__Required work__.
Read the records and gather each line that includes "code".
BEGIN Given entries
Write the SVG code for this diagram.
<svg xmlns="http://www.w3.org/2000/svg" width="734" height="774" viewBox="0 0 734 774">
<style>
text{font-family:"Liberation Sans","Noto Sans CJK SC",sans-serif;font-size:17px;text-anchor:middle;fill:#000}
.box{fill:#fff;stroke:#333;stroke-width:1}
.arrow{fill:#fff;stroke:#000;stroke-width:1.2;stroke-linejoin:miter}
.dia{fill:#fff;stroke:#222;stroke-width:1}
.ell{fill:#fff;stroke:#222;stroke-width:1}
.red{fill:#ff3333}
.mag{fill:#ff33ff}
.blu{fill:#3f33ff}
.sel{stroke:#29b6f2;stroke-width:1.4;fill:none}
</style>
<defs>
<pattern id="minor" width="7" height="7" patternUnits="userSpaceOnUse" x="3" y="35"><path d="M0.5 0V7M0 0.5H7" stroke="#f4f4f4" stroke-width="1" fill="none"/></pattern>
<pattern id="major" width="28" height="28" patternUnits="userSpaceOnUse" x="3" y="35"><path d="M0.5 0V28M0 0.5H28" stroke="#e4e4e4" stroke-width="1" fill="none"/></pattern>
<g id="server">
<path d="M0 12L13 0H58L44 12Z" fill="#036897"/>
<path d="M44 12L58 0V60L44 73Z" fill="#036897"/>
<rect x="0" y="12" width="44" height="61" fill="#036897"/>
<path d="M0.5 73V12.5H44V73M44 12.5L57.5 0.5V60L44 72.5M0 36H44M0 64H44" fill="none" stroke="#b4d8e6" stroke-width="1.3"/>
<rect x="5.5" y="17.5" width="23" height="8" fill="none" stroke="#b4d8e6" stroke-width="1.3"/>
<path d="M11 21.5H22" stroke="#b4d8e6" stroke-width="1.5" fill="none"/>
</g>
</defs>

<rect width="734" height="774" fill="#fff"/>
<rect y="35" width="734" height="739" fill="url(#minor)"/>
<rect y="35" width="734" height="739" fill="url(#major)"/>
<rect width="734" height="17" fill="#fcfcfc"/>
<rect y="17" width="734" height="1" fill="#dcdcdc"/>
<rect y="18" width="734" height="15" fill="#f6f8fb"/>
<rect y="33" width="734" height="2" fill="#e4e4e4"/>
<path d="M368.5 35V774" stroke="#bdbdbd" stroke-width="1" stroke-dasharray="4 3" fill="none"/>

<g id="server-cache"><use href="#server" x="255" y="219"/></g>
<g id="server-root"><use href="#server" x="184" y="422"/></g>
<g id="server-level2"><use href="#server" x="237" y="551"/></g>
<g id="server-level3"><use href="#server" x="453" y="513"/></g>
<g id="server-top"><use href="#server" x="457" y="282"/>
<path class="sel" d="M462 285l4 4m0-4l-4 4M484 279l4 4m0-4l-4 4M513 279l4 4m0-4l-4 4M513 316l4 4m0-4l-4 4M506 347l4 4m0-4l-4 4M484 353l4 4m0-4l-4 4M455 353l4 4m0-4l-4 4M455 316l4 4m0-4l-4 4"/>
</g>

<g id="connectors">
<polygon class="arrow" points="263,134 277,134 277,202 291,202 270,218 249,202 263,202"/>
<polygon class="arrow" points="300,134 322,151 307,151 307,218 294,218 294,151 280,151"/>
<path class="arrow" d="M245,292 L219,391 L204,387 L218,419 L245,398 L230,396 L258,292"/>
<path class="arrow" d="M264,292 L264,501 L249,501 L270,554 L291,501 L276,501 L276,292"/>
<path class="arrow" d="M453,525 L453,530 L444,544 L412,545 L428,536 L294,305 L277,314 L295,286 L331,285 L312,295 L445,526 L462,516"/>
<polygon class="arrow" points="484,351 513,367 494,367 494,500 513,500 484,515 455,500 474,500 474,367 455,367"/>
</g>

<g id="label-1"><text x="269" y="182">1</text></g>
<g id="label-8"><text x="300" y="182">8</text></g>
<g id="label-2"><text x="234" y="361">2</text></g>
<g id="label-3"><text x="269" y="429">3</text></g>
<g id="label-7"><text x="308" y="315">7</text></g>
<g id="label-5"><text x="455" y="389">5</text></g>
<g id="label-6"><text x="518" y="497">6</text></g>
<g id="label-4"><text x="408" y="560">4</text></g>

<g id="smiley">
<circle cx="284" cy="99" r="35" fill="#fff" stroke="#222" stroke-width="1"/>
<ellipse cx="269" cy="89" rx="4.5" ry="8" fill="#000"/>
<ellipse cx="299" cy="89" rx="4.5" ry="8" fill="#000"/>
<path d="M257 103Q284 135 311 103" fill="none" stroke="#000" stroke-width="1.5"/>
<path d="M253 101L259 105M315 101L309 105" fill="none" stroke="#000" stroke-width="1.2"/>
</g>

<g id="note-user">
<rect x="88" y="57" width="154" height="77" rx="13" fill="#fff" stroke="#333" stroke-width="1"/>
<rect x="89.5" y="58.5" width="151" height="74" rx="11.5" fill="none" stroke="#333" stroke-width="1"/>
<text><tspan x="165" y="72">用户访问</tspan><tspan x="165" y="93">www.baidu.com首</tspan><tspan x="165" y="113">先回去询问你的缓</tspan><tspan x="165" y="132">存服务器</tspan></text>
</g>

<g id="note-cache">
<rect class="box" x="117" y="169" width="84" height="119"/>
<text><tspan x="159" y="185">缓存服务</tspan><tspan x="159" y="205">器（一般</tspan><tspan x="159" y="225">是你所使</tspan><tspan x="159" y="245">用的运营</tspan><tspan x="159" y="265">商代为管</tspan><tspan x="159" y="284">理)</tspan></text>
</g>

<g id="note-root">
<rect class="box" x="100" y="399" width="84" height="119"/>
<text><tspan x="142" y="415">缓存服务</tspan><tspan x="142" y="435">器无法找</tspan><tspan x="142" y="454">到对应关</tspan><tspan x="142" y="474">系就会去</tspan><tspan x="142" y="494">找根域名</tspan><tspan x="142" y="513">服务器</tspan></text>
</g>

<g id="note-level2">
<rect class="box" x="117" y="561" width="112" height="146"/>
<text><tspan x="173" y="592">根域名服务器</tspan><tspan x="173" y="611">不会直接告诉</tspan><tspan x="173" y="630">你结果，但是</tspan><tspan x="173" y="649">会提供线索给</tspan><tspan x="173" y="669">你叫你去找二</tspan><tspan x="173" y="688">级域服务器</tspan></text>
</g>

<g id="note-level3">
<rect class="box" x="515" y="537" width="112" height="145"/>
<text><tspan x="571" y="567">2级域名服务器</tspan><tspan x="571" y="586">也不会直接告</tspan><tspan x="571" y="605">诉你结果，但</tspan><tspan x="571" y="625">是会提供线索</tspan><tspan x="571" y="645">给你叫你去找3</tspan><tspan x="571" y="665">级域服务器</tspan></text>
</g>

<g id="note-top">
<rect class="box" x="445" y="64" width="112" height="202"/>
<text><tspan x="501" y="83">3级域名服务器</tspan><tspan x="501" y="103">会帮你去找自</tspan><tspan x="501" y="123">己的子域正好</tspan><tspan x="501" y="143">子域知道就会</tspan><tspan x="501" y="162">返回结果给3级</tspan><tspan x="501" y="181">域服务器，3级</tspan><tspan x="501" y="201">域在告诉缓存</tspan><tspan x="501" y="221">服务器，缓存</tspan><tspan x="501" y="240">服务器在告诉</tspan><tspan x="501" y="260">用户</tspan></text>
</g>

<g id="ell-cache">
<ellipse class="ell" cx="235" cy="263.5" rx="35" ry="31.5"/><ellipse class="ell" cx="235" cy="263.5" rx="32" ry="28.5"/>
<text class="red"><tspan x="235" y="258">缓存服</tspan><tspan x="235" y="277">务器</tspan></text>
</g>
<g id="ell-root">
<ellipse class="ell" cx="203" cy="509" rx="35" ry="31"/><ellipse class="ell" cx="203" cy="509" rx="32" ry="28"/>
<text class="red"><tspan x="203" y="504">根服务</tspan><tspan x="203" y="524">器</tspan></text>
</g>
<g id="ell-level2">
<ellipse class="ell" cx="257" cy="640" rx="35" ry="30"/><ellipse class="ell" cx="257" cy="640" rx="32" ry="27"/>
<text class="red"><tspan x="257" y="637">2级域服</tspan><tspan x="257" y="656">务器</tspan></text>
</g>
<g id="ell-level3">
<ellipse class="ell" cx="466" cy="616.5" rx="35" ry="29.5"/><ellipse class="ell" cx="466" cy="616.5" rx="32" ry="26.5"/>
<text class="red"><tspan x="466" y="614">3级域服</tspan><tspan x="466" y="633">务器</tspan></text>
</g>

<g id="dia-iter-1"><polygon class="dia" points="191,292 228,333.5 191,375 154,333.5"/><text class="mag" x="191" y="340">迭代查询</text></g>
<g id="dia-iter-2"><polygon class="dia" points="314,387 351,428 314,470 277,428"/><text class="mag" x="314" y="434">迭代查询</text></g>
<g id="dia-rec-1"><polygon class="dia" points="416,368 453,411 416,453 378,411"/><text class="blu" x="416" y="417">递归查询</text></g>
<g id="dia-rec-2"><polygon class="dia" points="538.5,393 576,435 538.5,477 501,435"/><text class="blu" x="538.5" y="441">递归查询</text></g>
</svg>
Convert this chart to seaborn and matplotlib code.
END Given entries
__Result below__.
Write the SVG code for this diagram.
Convert this chart to seaborn and matplotlib code.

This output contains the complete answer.